◆ **What is asked**: Pick out and copy every line below that has the word "this".

◆ **Extracted information**:
■ ■ ■ ■ ■
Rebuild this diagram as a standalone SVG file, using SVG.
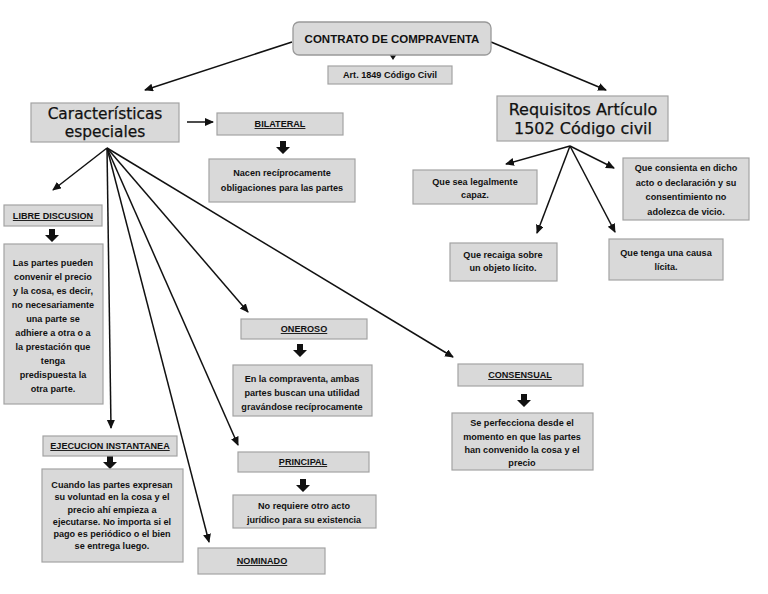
■ ■ ■ ■ ■
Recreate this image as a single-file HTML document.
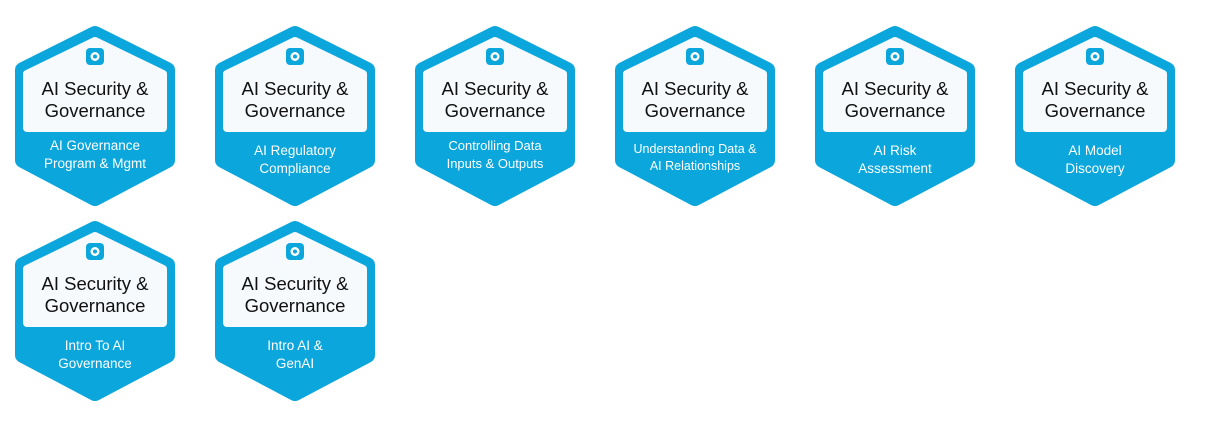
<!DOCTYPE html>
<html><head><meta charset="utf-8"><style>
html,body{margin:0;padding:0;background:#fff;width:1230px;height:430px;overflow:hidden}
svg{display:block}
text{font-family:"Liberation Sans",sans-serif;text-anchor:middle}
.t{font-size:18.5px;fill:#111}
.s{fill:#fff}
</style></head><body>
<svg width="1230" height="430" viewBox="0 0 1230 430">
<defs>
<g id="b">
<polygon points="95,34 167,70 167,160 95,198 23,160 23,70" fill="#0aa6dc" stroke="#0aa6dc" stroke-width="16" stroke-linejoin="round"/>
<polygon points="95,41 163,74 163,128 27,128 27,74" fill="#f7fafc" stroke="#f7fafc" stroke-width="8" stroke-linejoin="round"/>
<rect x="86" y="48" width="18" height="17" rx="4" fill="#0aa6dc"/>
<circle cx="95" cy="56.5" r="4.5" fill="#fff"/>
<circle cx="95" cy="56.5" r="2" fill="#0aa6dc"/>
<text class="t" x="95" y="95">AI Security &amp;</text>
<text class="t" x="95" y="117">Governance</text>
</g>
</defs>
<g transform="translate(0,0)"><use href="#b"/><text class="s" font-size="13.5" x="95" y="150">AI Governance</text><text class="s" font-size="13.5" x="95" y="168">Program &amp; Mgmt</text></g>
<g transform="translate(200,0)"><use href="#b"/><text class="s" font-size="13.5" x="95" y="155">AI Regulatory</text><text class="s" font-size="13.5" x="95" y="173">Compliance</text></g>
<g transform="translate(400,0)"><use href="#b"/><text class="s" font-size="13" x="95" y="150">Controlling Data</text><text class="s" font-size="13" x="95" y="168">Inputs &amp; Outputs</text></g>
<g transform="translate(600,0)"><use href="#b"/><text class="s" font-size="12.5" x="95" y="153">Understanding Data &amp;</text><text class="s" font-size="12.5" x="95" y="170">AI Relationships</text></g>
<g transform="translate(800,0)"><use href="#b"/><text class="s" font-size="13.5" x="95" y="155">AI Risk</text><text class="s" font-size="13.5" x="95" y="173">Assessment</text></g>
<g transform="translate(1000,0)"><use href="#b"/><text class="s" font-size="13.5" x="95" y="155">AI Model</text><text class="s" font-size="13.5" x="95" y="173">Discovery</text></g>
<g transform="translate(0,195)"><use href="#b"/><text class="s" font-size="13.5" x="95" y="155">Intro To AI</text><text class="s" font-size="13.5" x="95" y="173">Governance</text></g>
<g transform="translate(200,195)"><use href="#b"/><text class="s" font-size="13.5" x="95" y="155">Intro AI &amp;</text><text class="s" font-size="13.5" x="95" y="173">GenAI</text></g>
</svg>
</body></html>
■ ■ ■ ■ ■
◆ **Completed exercise**:
Rebuild this diagram as a standalone SVG file, using SVG.
Recreate this image as a single-file HTML document.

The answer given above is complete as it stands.